Note, Pry uses the account name Bank instead of Cash on the Assets side of the Balance Sheet. We shall deem them interchangeable for the rest of the tutorial.

From the Contract Start Date through the duration of the contract

  • Starting July 2022 (Contract Start Date) for 12 months (Duration), we should expect Income or Revenue on the Income Statement to be $416.67 each month (i.e., $5,000 divided by 12 months, since we are assuming the service rendered each month is equal in value).
  • For the same period, Deferred Revenue should decrease by the same amount (so the Balance Sheet will balance).
  • And for this period, there should be no cash flow related to this contract.

This time, we need to create two formulas and two outputs to incorporate these financial statement entries: One formula and one output each for Income or Revenue (Income Statement) and Deferred Revenue (Balance Sheet).

For Income or Revenue on Income Statement, we would like the formula to return the Total Contract Value divided by Contraction Duration in Months ($5,000/12 months = $416.67 per month) each month for the Contract Duration (12 consecutive months) starting in Contract Start Date month (July 2022). In other words, from July 2022 to June 2023, the formula should return $416.67 and $0 for other months.

We will create a new formula and name it "Revenue from Contract" and translate the above logic into Pry formulas, as shown in the screenshot below.

We are using a nested If/Then/Else formula here. And the MONTH_DIFF() function returns the difference in months between the two month variables passed to the function; the function will return a negative number is the second month variable is smaller/earlier than the first month variable.

Then, for the Deferred Revenue formula, we will set it to be the opposite of Revenue from Contract since Deferred Revenue is to be debited or decreased here. Create a new formula and call it "Deferred Revenue through Contract Duration" and in the formula box, type in a negative sign, then call Revenue from Contract function (shown in the screenshot below).

We can validate both formulas by clicking on the shaded box with the month and year ("July 2022") and changing it to a different month to see if the formulas return $416.67 and -$416.67, respectively, for the 12 months starting July 2022 and $0 for any other months.

Lastly, we create two outputs in the Outputs column to link the Income Statement and Balance Sheet outputs to their prospective financial statements.
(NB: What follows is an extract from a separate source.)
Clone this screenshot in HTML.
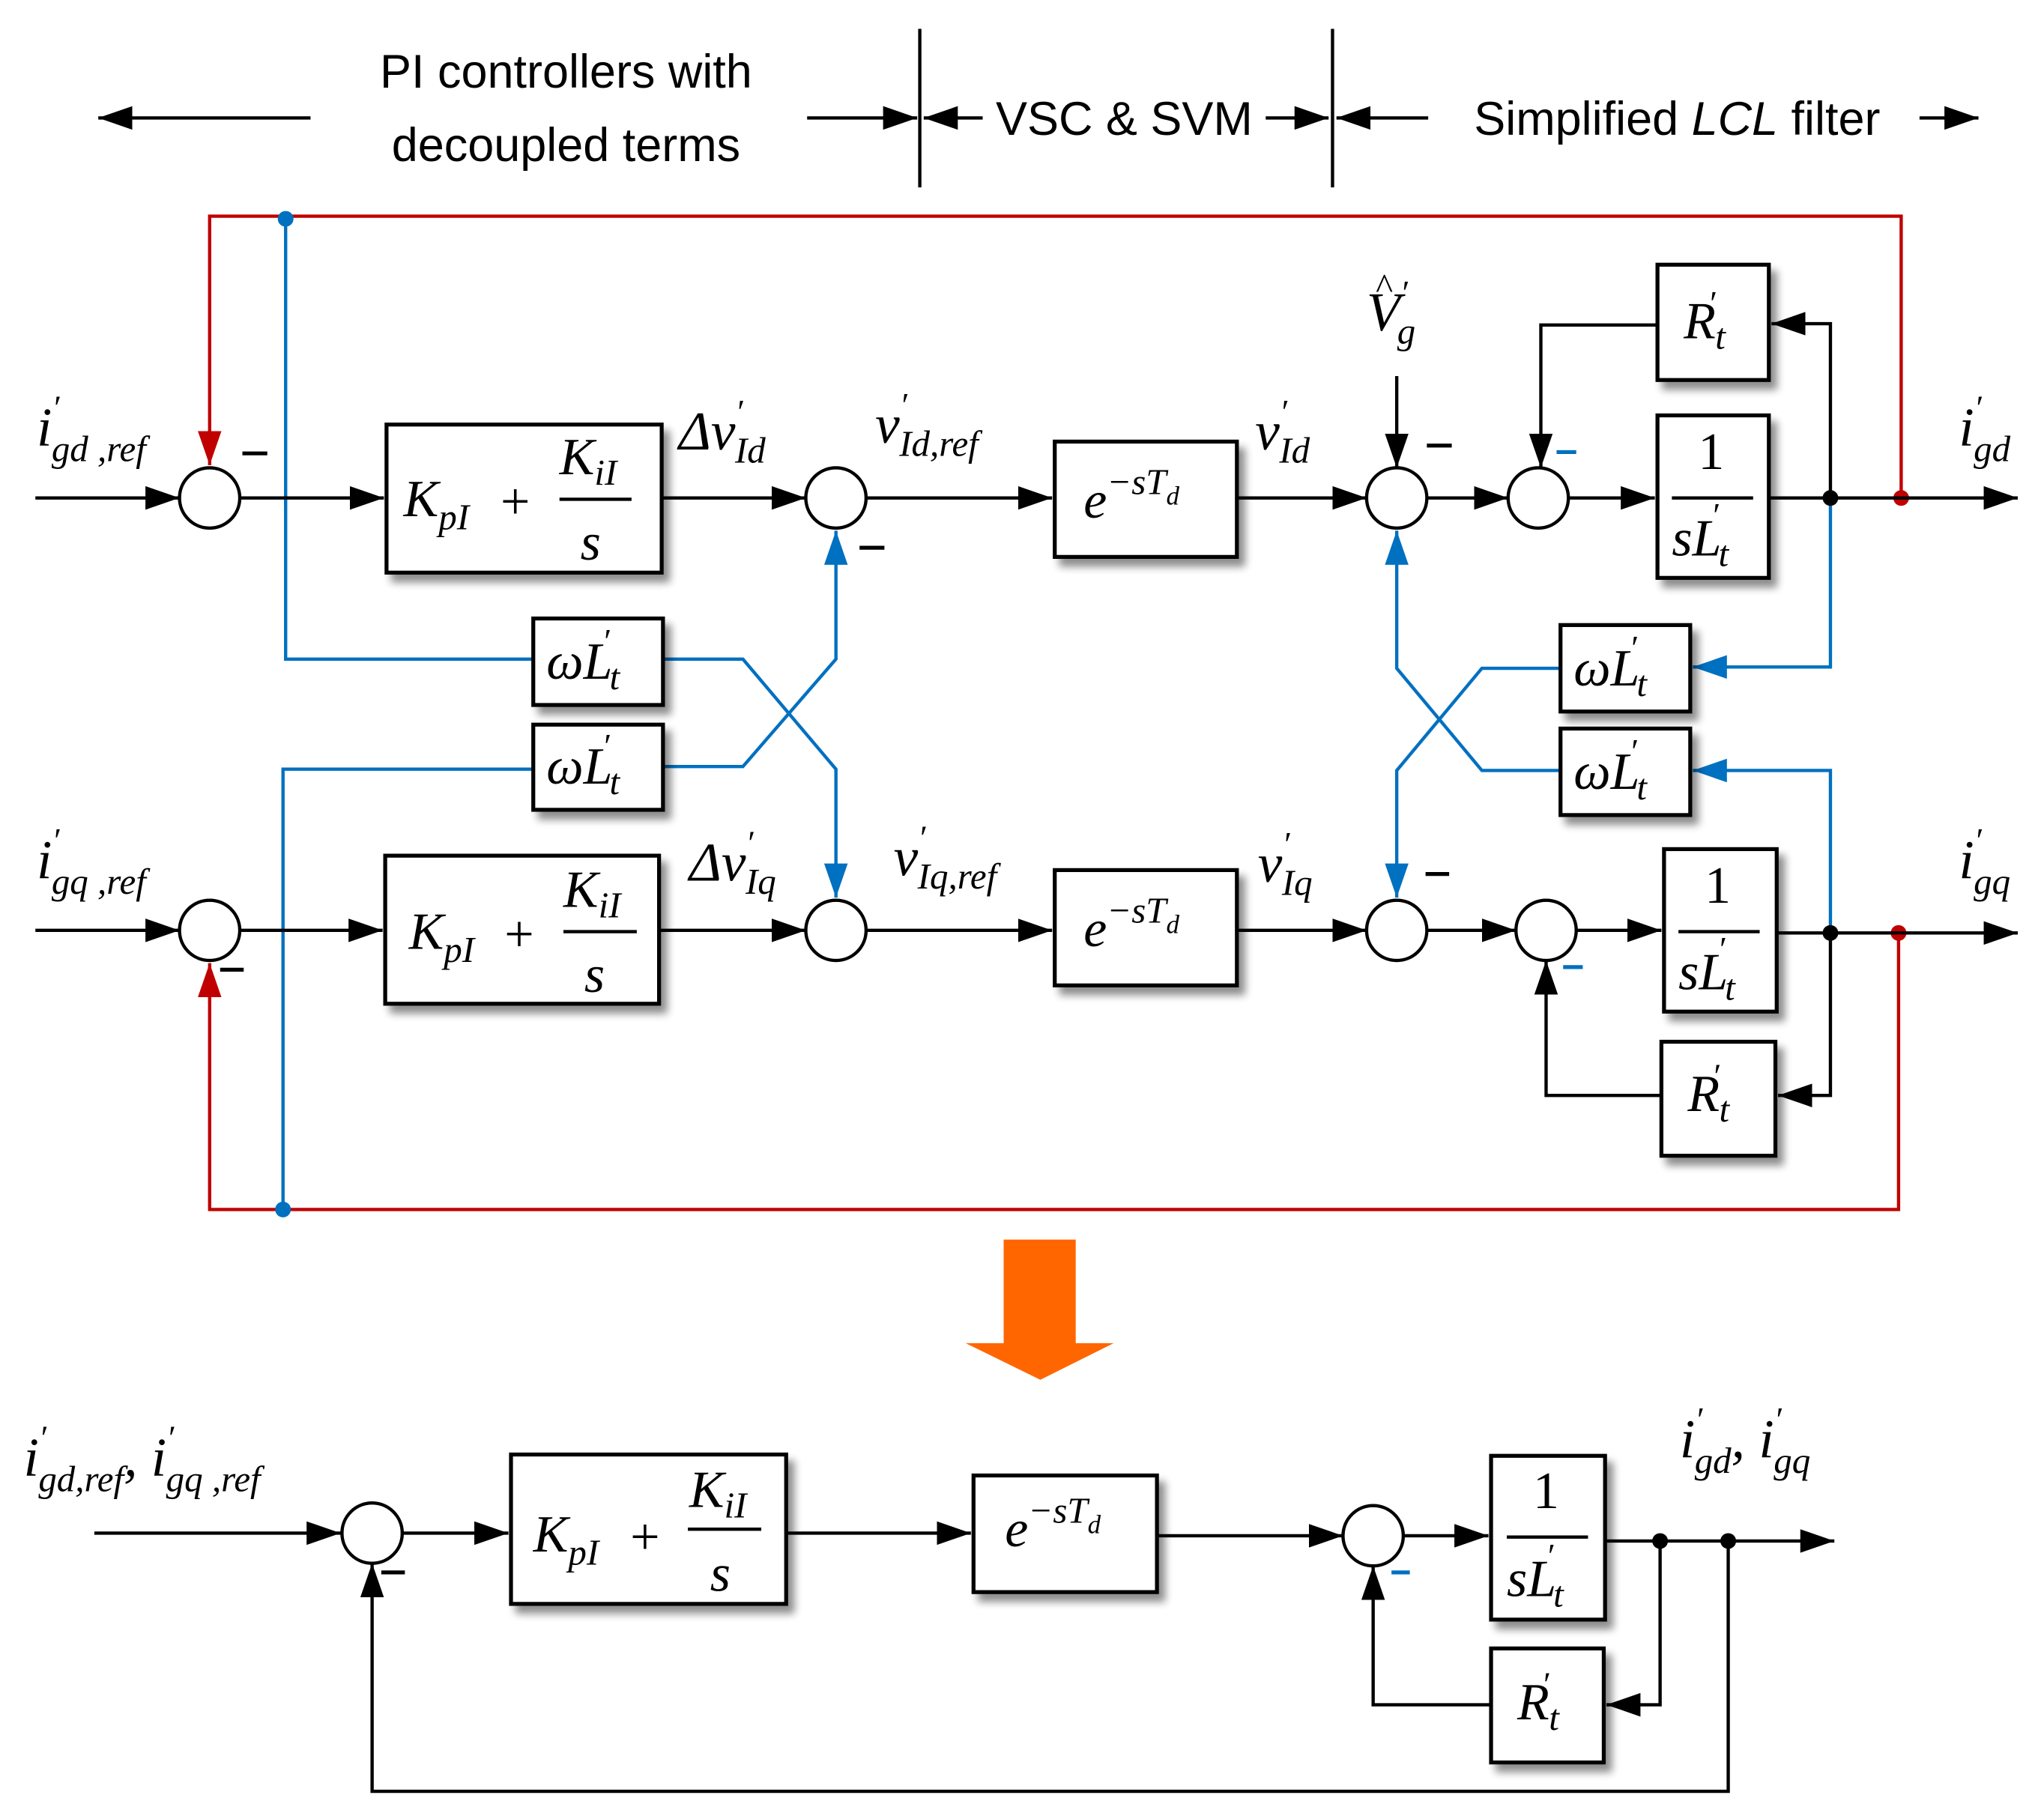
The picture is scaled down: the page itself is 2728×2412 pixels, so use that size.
<!DOCTYPE html>
<html><head><meta charset="utf-8"><style>
html,body{margin:0;padding:0;background:#fff}
svg{display:block}
.t{font-family:"Liberation Serif",serif;font-style:italic;fill:#000}
.s{font-family:"Liberation Sans",sans-serif;fill:#000}
</style></head><body>
<svg width="2728" height="2412" viewBox="0 0 1560 1379" preserveAspectRatio="none" xmlns="http://www.w3.org/2000/svg">
<defs>
<marker id="a" viewBox="0 0 26 18" refX="26" refY="9" markerWidth="26" markerHeight="18" orient="auto" markerUnits="userSpaceOnUse"><path d="M0,0L26,9L0,18z" fill="#000"/></marker>
<marker id="ab" viewBox="0 0 26 18" refX="26" refY="9" markerWidth="26" markerHeight="18" orient="auto" markerUnits="userSpaceOnUse"><path d="M0,0L26,9L0,18z" fill="#0070c0"/></marker>
<marker id="ar" viewBox="0 0 26 18" refX="26" refY="9" markerWidth="26" markerHeight="18" orient="auto" markerUnits="userSpaceOnUse"><path d="M0,0L26,9L0,18z" fill="#c00000"/></marker>
<filter id="sh" x="-10%" y="-10%" width="130%" height="130%"><feGaussianBlur in="SourceAlpha" stdDeviation="3"/><feOffset dx="5" dy="6"/><feComponentTransfer><feFuncA type="linear" slope="0.45"/></feComponentTransfer><feMerge><feMergeNode/><feMergeNode in="SourceGraphic"/></feMerge></filter>
</defs>

<g stroke="#000" stroke-width="2.5" fill="none">
<line x1="237" y1="90" x2="75" y2="90" marker-end="url(#a)"/>
<line x1="616" y1="90" x2="700" y2="90" marker-end="url(#a)"/>
<line x1="702" y1="22" x2="702" y2="143"/>
<line x1="1017" y1="22" x2="1017" y2="143"/>
<line x1="750" y1="90" x2="705" y2="90" marker-end="url(#a)"/>
<line x1="966" y1="90" x2="1014" y2="90" marker-end="url(#a)"/>
<line x1="1090" y1="90" x2="1020" y2="90" marker-end="url(#a)"/>
<line x1="1465" y1="90" x2="1510" y2="90" marker-end="url(#a)"/>
</g>
<text class="s" x="432" y="67" font-size="36" text-anchor="middle">PI controllers with</text>
<text class="s" x="432" y="123" font-size="36" text-anchor="middle">decoupled terms</text>
<text class="s" x="858" y="103" font-size="36" text-anchor="middle">VSC &amp; SVM</text>
<text class="s" x="1280" y="103" font-size="36" text-anchor="middle">Simplified <tspan font-style="italic">LCL</tspan> filter</text>

<g stroke="#c00000" stroke-width="2.5" fill="none">
<polyline points="1451,380 1451,165 160,165 160,355" marker-end="url(#ar)"/>
<polyline points="1449,712 1449,923 160,923 160,735" marker-end="url(#ar)"/>
</g>
<circle cx="1451" cy="380" r="6" fill="#c00000"/>
<circle cx="1449" cy="712" r="6" fill="#c00000"/>

<g stroke="#0070c0" stroke-width="2.5" fill="none">
<polyline points="218,167 218,503 407,503"/>
<polyline points="407,587 216,587 216,923"/>
<polyline points="506,503 567,503 638,587 638,685" marker-end="url(#ab)"/>
<polyline points="506,585 567,585 638,503 638,405" marker-end="url(#ab)"/>
<polyline points="1397,380 1397,509 1292,509" marker-end="url(#ab)"/>
<polyline points="1397,712 1397,588 1292,588" marker-end="url(#ab)"/>
<polyline points="1191,510 1131,510 1066,588 1066,685" marker-end="url(#ab)"/>
<polyline points="1191,588 1131,588 1066,510 1066,405" marker-end="url(#ab)"/>
</g>
<circle cx="218" cy="167" r="6" fill="#0070c0"/>
<circle cx="216" cy="923" r="6" fill="#0070c0"/>

<g stroke="#000" stroke-width="2.5" fill="none">
<line x1="27" y1="380" x2="137" y2="380" marker-end="url(#a)"/>
<line x1="183" y1="380" x2="293" y2="380" marker-end="url(#a)"/>
<line x1="505" y1="380" x2="615" y2="380" marker-end="url(#a)"/>
<line x1="661" y1="380" x2="803" y2="380" marker-end="url(#a)"/>
<line x1="944" y1="380" x2="1043" y2="380" marker-end="url(#a)"/>
<line x1="1089" y1="380" x2="1151" y2="380" marker-end="url(#a)"/>
<line x1="1197" y1="380" x2="1263" y2="380" marker-end="url(#a)"/>
<line x1="1350" y1="380" x2="1540" y2="380" marker-end="url(#a)"/>
<polyline points="1397,380 1397,247 1352,247" marker-end="url(#a)"/>
<polyline points="1265,248 1176,248 1176,357" marker-end="url(#a)"/>
<line x1="1066" y1="287" x2="1066" y2="357" marker-end="url(#a)"/>

<line x1="27" y1="710" x2="137" y2="710" marker-end="url(#a)"/>
<line x1="183" y1="710" x2="292" y2="710" marker-end="url(#a)"/>
<line x1="503" y1="710" x2="615" y2="710" marker-end="url(#a)"/>
<line x1="661" y1="710" x2="803" y2="710" marker-end="url(#a)"/>
<line x1="944" y1="710" x2="1043" y2="710" marker-end="url(#a)"/>
<line x1="1089" y1="710" x2="1157" y2="710" marker-end="url(#a)"/>
<line x1="1203" y1="710" x2="1268" y2="710" marker-end="url(#a)"/>
<line x1="1356" y1="712" x2="1540" y2="712" marker-end="url(#a)"/>
<polyline points="1397,712 1397,836 1357,836" marker-end="url(#a)"/>
<polyline points="1268,836 1180,836 1180,733" marker-end="url(#a)"/>

<line x1="72" y1="1170" x2="260" y2="1170" marker-end="url(#a)"/>
<line x1="307" y1="1170" x2="388" y2="1170" marker-end="url(#a)"/>
<line x1="600" y1="1170" x2="741" y2="1170" marker-end="url(#a)"/>
<line x1="883" y1="1172" x2="1025" y2="1172" marker-end="url(#a)"/>
<line x1="1071" y1="1172" x2="1136" y2="1172" marker-end="url(#a)"/>
<line x1="1225" y1="1176" x2="1400" y2="1176" marker-end="url(#a)"/>
<polyline points="1267,1176 1267,1301 1226,1301" marker-end="url(#a)"/>
<polyline points="1138,1301 1048,1301 1048,1195" marker-end="url(#a)"/>
<polyline points="1319,1176 1319,1367 284,1367 284,1193" marker-end="url(#a)"/>
</g>
<circle cx="1397" cy="380" r="6"/><circle cx="1397" cy="712" r="6"/>
<circle cx="1267" cy="1176" r="6"/><circle cx="1319" cy="1176" r="6"/>

<g stroke="#000" stroke-width="2.5" fill="#fff">
<circle cx="160" cy="380" r="23"/><circle cx="638" cy="380" r="23"/><circle cx="1066" cy="380" r="23"/><circle cx="1174" cy="380" r="23"/>
<circle cx="160" cy="710" r="23"/><circle cx="638" cy="710" r="23"/><circle cx="1066" cy="710" r="23"/><circle cx="1180" cy="710" r="23"/>
<circle cx="284" cy="1170" r="23"/><circle cx="1048" cy="1172" r="23"/>
</g>
<g stroke-width="3">
<line x1="185" y1="346" x2="204" y2="346" stroke="#000"/>
<line x1="656" y1="418" x2="675" y2="418" stroke="#000"/>
<line x1="1089" y1="340" x2="1108" y2="340" stroke="#000"/>
<line x1="1188" y1="345" x2="1203" y2="345" stroke="#0070c0"/>
<line x1="168" y1="740" x2="186" y2="740" stroke="#000"/>
<line x1="1088" y1="667" x2="1106" y2="667" stroke="#000"/>
<line x1="1193" y1="738" x2="1208" y2="738" stroke="#0070c0"/>
<line x1="291" y1="1200" x2="309" y2="1200" stroke="#000"/>
<line x1="1062" y1="1200" x2="1076" y2="1200" stroke="#0070c0"/>
</g>

<g stroke="#000" stroke-width="3" fill="#fff" filter="url(#sh)">
<rect x="295" y="324" width="210" height="113"/>
<rect x="805" y="337" width="139" height="88"/>
<rect x="1265" y="317" width="85" height="124"/>
<rect x="1265" y="202" width="85" height="88"/>
<rect x="407" y="472" width="99" height="66"/>
<rect x="407" y="553" width="99" height="65"/>
<rect x="1191" y="477" width="99" height="66"/>
<rect x="1191" y="556" width="99" height="66"/>
<rect x="294" y="653" width="209" height="113"/>
<rect x="805" y="664" width="139" height="88"/>
<rect x="1270" y="648" width="86" height="124"/>
<rect x="1268" y="795" width="87" height="87"/>
<rect x="390" y="1110" width="210" height="114"/>
<rect x="743" y="1126" width="140" height="89"/>
<rect x="1138" y="1111" width="87" height="125"/>
<rect x="1138" y="1258" width="86" height="87"/>
</g>

<g class="t">
<text x="308" y="394" font-size="40">K<tspan font-size="28" dy="10">pI</tspan></text>
<text x="382" y="396" font-size="40" font-style="normal">+</text>
<text x="427" y="362" font-size="40">K<tspan font-size="28" dy="8">iI</tspan></text>
<text x="443" y="427" font-size="40">s</text>
<text x="312" y="724" font-size="40">K<tspan font-size="28" dy="10">pI</tspan></text>
<text x="385" y="726" font-size="40" font-style="normal">+</text>
<text x="430" y="692" font-size="40">K<tspan font-size="28" dy="8">iI</tspan></text>
<text x="446" y="757" font-size="40">s</text>
<text x="407" y="1184" font-size="40">K<tspan font-size="28" dy="10">pI</tspan></text>
<text x="481" y="1186" font-size="40" font-style="normal">+</text>
<text x="526" y="1150" font-size="40">K<tspan font-size="28" dy="8">iI</tspan></text>
<text x="542" y="1214" font-size="40">s</text>
</g>
<g stroke="#000" stroke-width="2.5">
<line x1="427" y1="381" x2="482" y2="381"/>
<line x1="430" y1="711" x2="486" y2="711"/>
<line x1="525" y1="1167" x2="581" y2="1167"/>
<line x1="1276" y1="380" x2="1338" y2="380"/>
<line x1="1281" y1="711" x2="1343" y2="711"/>
<line x1="1150" y1="1173" x2="1212" y2="1173"/>
</g>
<g class="t" font-size="40">
<text x="827" y="395">e<tspan font-size="28" dy="-18">−sT</tspan><tspan font-size="20" dy="8">d</tspan></text>
<text x="827" y="722">e<tspan font-size="28" dy="-18">−sT</tspan><tspan font-size="20" dy="8">d</tspan></text>
<text x="767" y="1180">e<tspan font-size="28" dy="-18">−sT</tspan><tspan font-size="20" dy="8">d</tspan></text>
<text x="1296" y="358" font-style="normal">1</text>
<text x="1276" y="424">sL<tspan font-size="26" dy="-22" dx="-8">′</tspan><tspan font-size="28" dy="30">t</tspan></text>
<text x="1301" y="689" font-style="normal">1</text>
<text x="1281" y="755">sL<tspan font-size="26" dy="-22" dx="-8">′</tspan><tspan font-size="28" dy="30">t</tspan></text>
<text x="1170" y="1151" font-style="normal">1</text>
<text x="1150" y="1218">sL<tspan font-size="26" dy="-22" dx="-8">′</tspan><tspan font-size="28" dy="30">t</tspan></text>
<text x="1285" y="258">R<tspan font-size="26" dy="-18" dx="-6">′</tspan><tspan font-size="28" dy="26">t</tspan></text>
<text x="1288" y="848">R<tspan font-size="26" dy="-18" dx="-6">′</tspan><tspan font-size="28" dy="26">t</tspan></text>
<text x="1158" y="1312">R<tspan font-size="26" dy="-18" dx="-6">′</tspan><tspan font-size="28" dy="26">t</tspan></text>
<text x="417" y="518">ωL<tspan font-size="26" dy="-20" dx="-8">′</tspan><tspan font-size="28" dy="28">t</tspan></text>
<text x="417" y="598">ωL<tspan font-size="26" dy="-20" dx="-8">′</tspan><tspan font-size="28" dy="28">t</tspan></text>
<text x="1201" y="523">ωL<tspan font-size="26" dy="-20" dx="-8">′</tspan><tspan font-size="28" dy="28">t</tspan></text>
<text x="1201" y="602">ωL<tspan font-size="26" dy="-20" dx="-8">′</tspan><tspan font-size="28" dy="28">t</tspan></text>
</g>
<g class="t" font-size="42">
<text x="28" y="340">i<tspan font-size="26" dy="-20">′</tspan><tspan font-size="28" dy="32" dx="-6">gd ,ref</tspan></text>
<text x="28" y="670">i<tspan font-size="26" dy="-20">′</tspan><tspan font-size="28" dy="32" dx="-6">gq ,ref</tspan></text>
<text x="518" y="343">Δv<tspan font-size="26" dy="-20">′</tspan><tspan font-size="28" dy="30" dx="-6">Id</tspan></text>
<text x="526" y="672">Δv<tspan font-size="26" dy="-20">′</tspan><tspan font-size="28" dy="30" dx="-6">Iq</tspan></text>
<text x="668" y="338">v<tspan font-size="26" dy="-20">′</tspan><tspan font-size="28" dy="30" dx="-6">Id,ref</tspan></text>
<text x="682" y="668">v<tspan font-size="26" dy="-20">′</tspan><tspan font-size="28" dy="30" dx="-6">Iq,ref</tspan></text>
<text x="958" y="343">v<tspan font-size="26" dy="-20">′</tspan><tspan font-size="28" dy="30" dx="-6">Id</tspan></text>
<text x="960" y="673">v<tspan font-size="26" dy="-20">′</tspan><tspan font-size="28" dy="30" dx="-6">Iq</tspan></text>
<text x="1043" y="252">V<tspan font-size="26" dy="-20">′</tspan><tspan font-size="28" dy="30" dx="-8">g</tspan></text>
<text x="1050" y="228" font-size="28" font-style="normal">^</text>
<text x="1495" y="340">i<tspan font-size="26" dy="-20">′</tspan><tspan font-size="28" dy="32" dx="-6">gd</tspan></text>
<text x="1495" y="670">i<tspan font-size="26" dy="-20">′</tspan><tspan font-size="28" dy="32" dx="-6">gq</tspan></text>
<text x="18" y="1126">i<tspan font-size="26" dy="-20">′</tspan><tspan font-size="28" dy="32" dx="-6">gd,ref</tspan><tspan dy="-12">, i</tspan><tspan font-size="26" dy="-20">′</tspan><tspan font-size="28" dy="32" dx="-6">gq ,ref</tspan></text>
<text x="1282" y="1112">i<tspan font-size="26" dy="-20">′</tspan><tspan font-size="28" dy="32" dx="-6">gd</tspan><tspan dy="-12">, i</tspan><tspan font-size="26" dy="-20">′</tspan><tspan font-size="28" dy="32" dx="-6">gq</tspan></text>
</g>

<path d="M766,946 L821,946 L821,1025 L850,1025 L794,1053 L737,1025 L766,1025 Z" fill="#ff6600"/>
</svg>
</body></html>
In the first dropdown, select the formula's name, and in the second dropdown, select the financial statement account's name.

By now, we should have mapped all the financial statement entries for our deferred revenue model. So let us check our financial statements.

First stop, we will look at Financial Report on Financials. Scrolling down, we can find the Income row in the Income Statement portion of the report showing $416.67 from July 2022 to June 2023 and $0 for all other months. And the Change in Cashflow row in the Cashflow Report portion of the report shows $5,000 for June 2022 and $0 for other months. Both the entries for both rows are precisely we are expecting.

Then, we will switch to the Balance Sheet and check Assets, Liabilities, and Equity. The Assets balance shows $5,000 starting June 2022, the Payment Date, and stays at the same level for the coming month, as we expect since we are only modeling the deferred revenue for this one contract. The Liabilities balance is $5,000 for June 2022 and decreases by $416.67 each month until it decreases to $0 in June 2023. The Equity balance increases by $416.67 each month starting from $0 in June 2022 until June 2023, when the total balance grows to $5,000 and stays flat afterward. So the sum of Liabilities and Equity balances is $5,000 starting June 2023, matching that of the total Assets balance. Our Balance Sheet is balanced.

Now, we conclude our tutorial on deferred revenue modeling for a service contract with recurring monthly services. Of course, you can always duplicate this model for contracts with varying Total Contract Value, Contract Start Date, Contract Duration, and Payment Schedule. The only changes you need to make are the inputs or assumptions in the Inputs column.